Parler de musique pour enjoindre les gens à y prêter attention, comme je suis présentement en train de le faire, finit parfois par faire faire des redites, par utiliser des truismes et aphorismes creux, ou se résoudre à l’emploi de formules usuelles et matérielles souvent superficielles et peu informatives. Il s’agit aussi pour les rédacteurs de trouver l’album, l’artiste qui va leur faire ressentir quelque chose de neuf, et les pousser à tremper à nouveau leur plume dans l’encrier. Cet album a rempli mon encrier d’émotions si tangibles que je les sens sillonner mes veines, virevolter dans ma tête et ricocher dans mon corps. Il n’y a aucun artifice ici, et peu de notes gâchées. C’est de la matière organique sonore, vibrante, honnête, secouée et bouleversante, désorientée aussi, qui cherche le chemin de la maison, si tant est qu’elle est encore debout (ne vient-on pas de voir un bout de la véranda virevolter au gré du vent?). Et très concrètement, c’est juste architecturalement resplendissant. Puisque l’on est avant tout à la recherche de certaines conceptions de la beauté, les travaux d’acloudyskye ont ça pour eux que l’agencement général est méticuleux, sémillant de petits détails sonores dont la texture de certains se révèle au fil des écoutes. Prenez par exemple l’épopée de 12 minutes qu’est Thief! Il est toujours quelque peu difficile pour l’oreille non-habituée d’assimiler une telle longueur comme un seul et même morceau, le formatage usuel en vogue depuis des décennies tablant sur 2 à 5 minutes. Mais c’est typiquement le genre de titre qui raconte une histoire, et qui gagne à être pris comme un tout. De la mystique errance brumeuse des prémices, comparable à une excursion à cheval dans les ruines du jeu Shadows of the Colossus, aux tutoiements atmosphériques qui s’en suivent, jusqu’à l’atterrissage dont la secousse remue des pierres de taille internes aux fissures par trop loquaces, pour terminer sur l’articulation finale de tous les éléments précédemment invoqués au long du morceau.
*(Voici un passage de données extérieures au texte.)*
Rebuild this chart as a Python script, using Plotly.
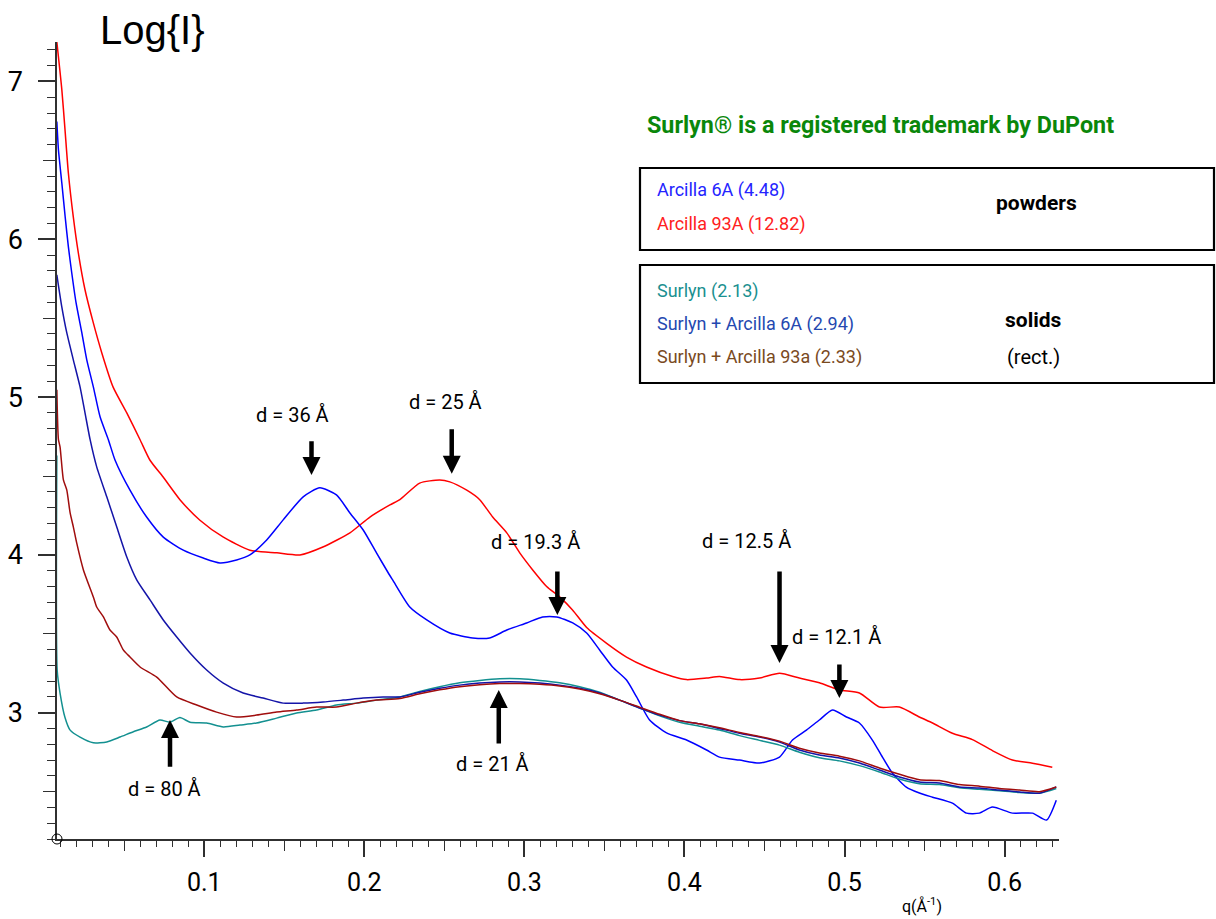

Le véritable point négatif du projet est sa conclusion, qui manque cruellement de pugnacité et de cohérence par rapport au reste. La composition agaçante surplombant la rythmique du beat est complètement hors de propos et il s’en faut de peu que le soufflet retombe complètement. Heureusement qu’il avait été gonflé à bloc par les innombrables bourrasques l’ayant précédé. L’occasion de réitérer que malgré toutes les évidentes qualités de cet album, il n’est au final pas son meilleur, cependant il est une excellente introduction au travail de l’artiste, avant de vous immerger dans son chef d’oeuvre qu’est Blood Rushing Like Current Through a Powerline.

On ne sait rien de l’artiste, hormis justement sa localisation géographique, et ce n’est pas plus mal. Lorsque l’on fait une telle musique, tout le reste tombe en désuétude. La force évocatrice, dévastatrice de cet album, comme du précédent d’ailleurs (ils sont complémentaires), sont purificatrices à plus d’un titre. C’est la bande-originale du récit initiatique d’un pauvre hère qui n’a jamais demandé à être sujet au tourbillon de sentiments inhérents à sa conscience – climatologue malchanceux pris dans l’oeil du cyclone – et dont il essaie de faire sens, à la recherche d’un amour vrai et pur, dont il devra déterminer l’identité du récipient: le monde, cette autre personne, ou lui-même? La sempiternelle utopie du coeur en paix.